07 August 2012

Just a Graph: Chris Tillman's Velocity



Sansone50 said...

Let's toss out the NYY start since Buck said Tillman had the flu.

While the velocity is declining, it might be helpful to see if his horizontal movement on his pitches is greater than before. Tillman could be throwing move 2 seam fastballs now.

But yes, this is concerning. Especially since Tillman appears to have put on weight and strength since his last extended stint in Baltimore.

The Oriole Way said...

Did he pitch less frequently in the minors (ie, every six days?), perhaps because there were more off-days?

Hondo said...

He looked good last night.Maybe he's giving up a little velocity for better command?

Jon Shepherd said...

Nope, not more 2 seamers. Maybe lingering effects of flu...I don't know. However, decreased velocity has been trouble for him in the past.

Philip Taggart said...

Tillman is 4-1.
The mess against Minnesota can arguably be pinned to an error that allowed 6 unearned runs to score. If I were on the mound and the infield opened the door to a squadron of unearned runs, I'd be flustered, too.

After that, he's 4-0.
Who cares what his velocity is?
He knows it, too, and is obviously able to compensate in some way.
One excellent game can be a fluke. but this is a larger sample. I dunno when a sample becomes a long-term trend, but 4-1 is sure better than 2-3.

He isn't walking many batters...unlike Mr Darvish. His career walks are way down. If you expanded this season's walk total over his career, he'd have almost 30 fewer walks. That's important.

His hit toal for the season, expanded over his career, would result in 41 fewer hits.

So who cares what his velocity is?
Tillman is either 1) learning to read the hitters better and choose his pitches more effectively, or 2) he's throwing more accurately.

Based on a brief look at this year versus previous years, it just seems that he's smarter and more effective.
Part of this may be Wieters' influence, but only part.

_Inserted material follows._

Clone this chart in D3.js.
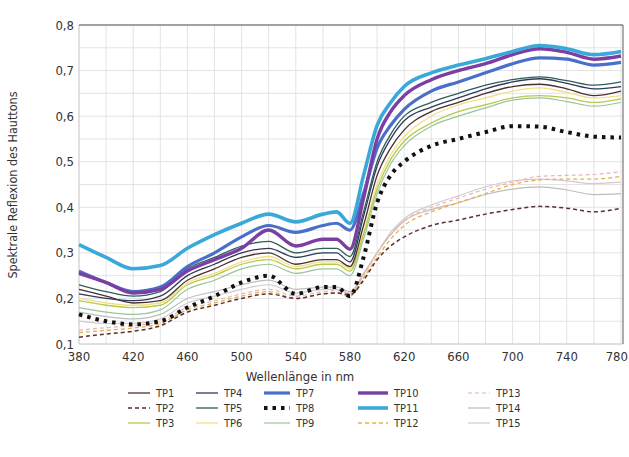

I may be incorrectly analyzing his performance, but it sure seems like Tillman is pitching more skillfully and more intelligently.

but who's complaining, either way?

Jon Shepherd said...

Maybe...however losing 4 mph over a few starts is peculiar. Is a sample of 4 starts luck proof? No. That is an incredibly small sample. Jose Mercedes had people dreaming with a much larger sample size.

I think he is pitching better, but the velocity change is a weird thing to see.

Bret said...

I'm not sure if he was amped up at Safeco but he was throwing in a way I'd never seen before or since from him that day. He is good enough, had it up to 93 a few times last night and is throwing strikes. Not an ace because his secondary command is poor and his 4seam fastball is pretty straight but if he can keep you in the game that is all you can ask.

Bundy starts tomorrow, wouldn't you like to see him pitch Tuesday night? Would be a sellout for one thing, for another I don't see Tommy Hunter's pitch to contact fly ball act working too well against Boston.

Albie said...

Perhaps a better way to look at this is that he has pitched in 5 different stadiums over his 6 starts this year with only two coming at Camden Yards (7/26 and 8/6). Until we have a bigger sample size that could potentially correspond to a decrease in game performance, there is no need to press the panic button. These numbers may simply imply a lack of calibration between the 5 different stadium radar guns employed.

Jon Shepherd said...

They should be calibrated by now. If not, just compare the other pitchers as they go from park to park.

Also if it was spotty calibration...it certainly is remarkable how the fastball gets slower every time out.

I think it is rather unquestionable that his velocity is decreasing.

Daniel said...

a couple of theories: I think the guns were hot in Seattle during that first series that he came up in, I can't confirm this, but it seems like maybe it could be considered.

second: he seems to be throwing his cutter a lot more which could cause a drop in velo. overall, he's seemed pretty effective whether he's throwing 95 or 91 this year, even against a team like NY, so I'm not terribly worried yet.

Jon Shepherd said...

The first hypothesis does not jive well with the rest of the data set. the second hypothesis probably does not explain things because pitch fx does identify cutters.

Chris Claxton said...

I thought the guns were hot in Seattle. I seem to remember everyone being surprised at Chen's velocity there too.

That said, there's still an obvious decrease happening. If it levels off or just fluctuates around where it is now, it doesn't seem like it should be a problem. But then again, other than the Yankees (and that was the Yankees lite), Tillman hasn't exactly faced a tough lineup yet.

Jon Shepherd said...

July 30, 2014 is when Chris Tillman's pitching will be him going into his wind up and then gently setting the ball on the rubber.

Chris Claxton said...

And at that time he will have officially mastered the game of baseball.

"Subtle and insubstantial, the expert leaves no trace; divinely mysterious, he is inaudible. Thus he is the master of his enemy's fate."